In Christianity in America today, we tend to focus on the love of God revealed in the life, teaching, death, and resurrection of Jesus. It is right that Jesus came to show and teach us God’s love, but God’s love is not the love of an indulgent, spoiling parent. God’s love is the love that comforts and heals all, and so requires justice. It is the love that accomplishes joy for all, and so requires absolute allegiance.
When we come to the font for a baptism, we pour in tap water. We pray over it and remember the Spirit of God brooding over the waters at creation, the dove returning to the ark with a freshly plucked olive leaf after the flood, the parting of the Red Sea and the crossing of the Jordan River. We remember that we need water to live, that water washes us and refreshes us, and that we die to our earthly wills and desires and are born to live according to God’s will.
It is a holy moment, a thin place where we can almost feel God’s presence. Every year, 12 days after Christmas, the church calendar begins a new season, the season of Epiphany, of Christ’s identity being revealed by a travelling star, by doves and voices and the sky opening, miracles and healings, by the appearance of Moses and Elijah on a mountaintop as he was transfigured. A season of thin places, where the boundary between earth and eternal becomes so thin we catch glimpses of God. Episcopal writer Debi Thomas says that during the season of Epiphany we remember the times that “God parts the curtain, and we catch glimpses of his love, majesty, and power. Epiphany calls us to look beneath and beyond the ordinary surfaces of our lives, and discover the extraordinary. To look deeply at Jesus, and see God.”

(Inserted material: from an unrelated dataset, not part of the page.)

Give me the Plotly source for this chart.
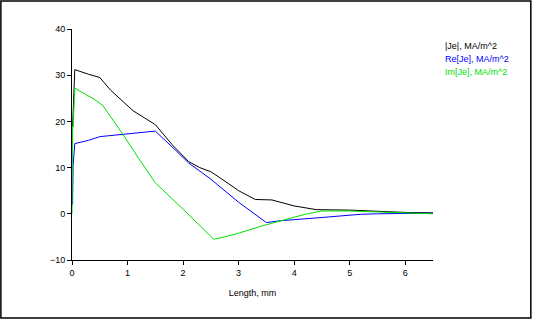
import plotly.graph_objects as go

# Data
abs_x = [0.01, 0.02, 0.04, 0.05, 0.3, 0.5, 0.7, 0.9, 1.1, 1.3, 1.5, 1.8, 2.1, 2.3, 2.5, 2.7, 3.0, 3.3, 3.6, 4.0, 4.4, 5.0, 5.5, 6.0, 6.5]
abs_y = [18.5, 21.5, 27.0, 31.2, 30.2, 29.5, 26.7, 24.5, 22.3, 20.8, 19.3, 15.0, 11.3, 10.0, 9.1, 7.5, 5.0, 3.1, 3.0, 1.7, 0.9, 0.8, 0.5, 0.3, 0.2]

re_x = [0.01, 0.02, 0.05, 0.3, 0.5, 0.8, 1.2, 1.5, 1.8, 2.1, 2.5, 3.0, 3.5, 3.75, 4.5, 5.2, 5.5, 6.0, 6.5]
re_y = [2.0, 10.5, 15.2, 15.9, 16.7, 17.1, 17.5, 17.9, 14.5, 11.0, 7.5, 2.5, -1.9, -1.5, -0.8, -0.1, 0.0, 0.15, 0.15]

im_x = [0.0, 0.01, 0.02, 0.05, 0.2, 0.4, 0.55, 0.9, 1.2, 1.5, 2.0, 2.55, 2.75, 3.0, 3.4, 3.8, 4.2, 4.5, 5.0, 5.5, 6.0, 6.5]
im_y = [0.0, 19.0, 18.8, 27.2, 26.2, 24.8, 23.5, 17.5, 12.0, 6.7, 1.0, -5.5, -5.0, -4.2, -2.7, -1.4, -0.1, 0.6, 0.6, 0.4, 0.2, 0.0]

series_names = ["|Je|, MA/m^2", "Re[Je], MA/m^2", "Im[Je], MA/m^2"]
series_colors = ["#000000", "#0000ff", "#00e000"]

x_ticks = [0, 1, 2, 3, 4, 5, 6]
y_ticks = [-10, 0, 10, 20, 30, 40]

fig = go.Figure()
for xs, ys, name, col in zip([abs_x, re_x, im_x], [abs_y, re_y, im_y], series_names, series_colors):
    fig.add_trace(go.Scatter(x=xs, y=ys, mode="lines", name=name,
                             line=dict(color=col, width=1), showlegend=False))

# Text-only legend
legend_y = [0.928, 0.870, 0.813]
for name, col, ly in zip(series_names, series_colors, legend_y):
    fig.add_annotation(x=1.028, y=ly, xref="paper", yref="paper", text=name,
                       showarrow=False, xanchor="left", yanchor="middle",
                       font=dict(family="Liberation Sans, Arial, sans-serif", size=9, color=col))

font = dict(family="Liberation Sans, Arial, sans-serif", size=9, color="black")
fig.update_layout(
    width=533, height=320,
    margin=dict(l=72, r=100, t=29, b=60),
    paper_bgcolor="white", plot_bgcolor="white",
    font=font,
    xaxis=dict(range=[0, 6.5], tickvals=x_ticks, showgrid=False, zeroline=False,
               showline=True, linecolor="black", linewidth=1,
               ticks="outside", ticklen=4, tickcolor="black",
               title=dict(text="Length, mm", font=font, standoff=12)),
    yaxis=dict(range=[-10, 40], tickvals=y_ticks, showgrid=False, zeroline=False,
               showline=True, linecolor="black", linewidth=1,
               ticks="outside", ticklen=4, tickcolor="black"),
    shapes=[dict(type="rect", xref="paper", yref="paper",
                 x0=-0.197, x1=1.271, y0=-0.251, y1=1.121,
                 line=dict(color="black", width=1.5), fillcolor="rgba(0,0,0,0)")],
)

fig.write_html("out.html", config={"displayModeBar": False},
               post_script="document.body.style.margin='0';document.body.style.overflow='hidden';")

But, for most of us, the story of Jesus’s baptism seems a bit like a made-for-TV drama. John is there with the crowds, ordinary people, ordinary day. Jesus appears. John recognizes him as greater and defers. “Who am I, to baptize you? It should be the other way around.” Jesus insists John baptize him. With perfect timing, the sky opens and a white dove descends, straight down, not like any bird ever flies. I can just picture the rays of light beaming through the clouds. If I were a director, I would want some ethereal music playing in the background to add to the multi-sensory engagement of this moment. And then, a booming, deep bass voice to declare as the dove reaches Jesus and Jesus’ white robes begin to radiate light, “This is my Son, the Beloved, with whom I am well-pleased.”
Is that how it happened? And if it did, how do we explain it? Did the clouds part or the sky really tear apart? Did a dove descend or is that poetry? Did the crowd hear God’s voice, or only Jesus? Was it audible? We are scientific people – we want to know what happened and how, if we are going to believe something happened. Why don’t things like this happen now? Do we believe it actually happened this way, or do we doubt, or try not to really think about it too hard, or try to explain it somehow?

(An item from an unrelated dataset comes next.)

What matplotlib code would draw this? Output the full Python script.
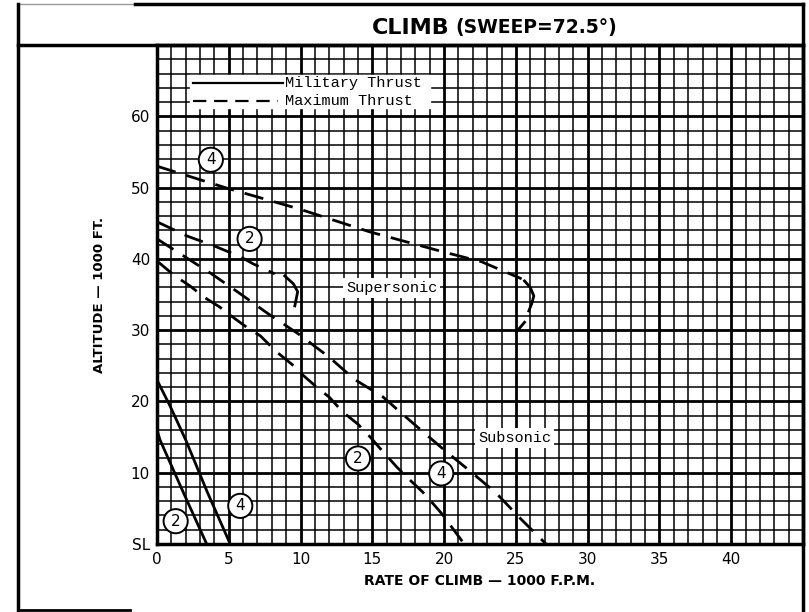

Our reasons for questioning are different, but it was hard to believe the account of Jesus’s baptism the day it happened, too. “Christian historian John Dominic Crossan, [asserts] that Jesus’s baptism story was an “acute embarrassment” for the early Church, too, but for reasons very different from our modern ones. What scandalized the Gospel writers was not the miraculous, but the ordinary. Doves and voices? All well and good — but the Messiah placing himself under the tutelage of a rabble-rouser like John? God’s incarnate Son receiving a baptism of repentance? Perfect, untouchable Jesus? What was he doing in that murky water, aligning himself with the great unwashed? And why did God the Father choose that sordid moment to part the clouds and call his Son beloved?” (Debi Thomas)
This is the miracle of the Baptism of our Lord. It’s not the tearing of the sky and the doves and the voice from heaven. It’s not the water from the Jordan River or from the tap. In that moment, on earth, the Triune God was present: God the Father, God the Son, and God the Holy Spirit. In that moment, God the Son fully took on our human state. Though he was sinless, Jesus yielded to receive what all humanity needs, the ultimate of thin places, for God to be incarnate, fully human. In baptism, Jesus unites with us – sinners – to fulfill all righteousness; humanity will be forgiven, saved, and made righteous through him.
In Baptism, we come to that same thin place. Tap water becomes the channel of the Holy Spirit. We don’t and can’t fully understand it. God doesn’t dominate our thoughts and experiences in ways that take away our opportunity to have faith. We have to choose to believe. God shows up in our lives, and we are free to explain it away – coincidence. God shows up in our lives, and we are free to ignore it – insignificant. God shows up in our lives, claims us as God’s own in the tap waters of baptism, and we are free to reject the Holy Spirit. Or, we can pay attention to the still, small voice, wonder at the bird lighting along our path, notice the bright rays breaking through the clouds, remember Jesus’s baptism and ours, and welcome the thin places, where the Holy Spirit hovers, where the boundary between earth and eternal becomes so thin we catch glimpses of God.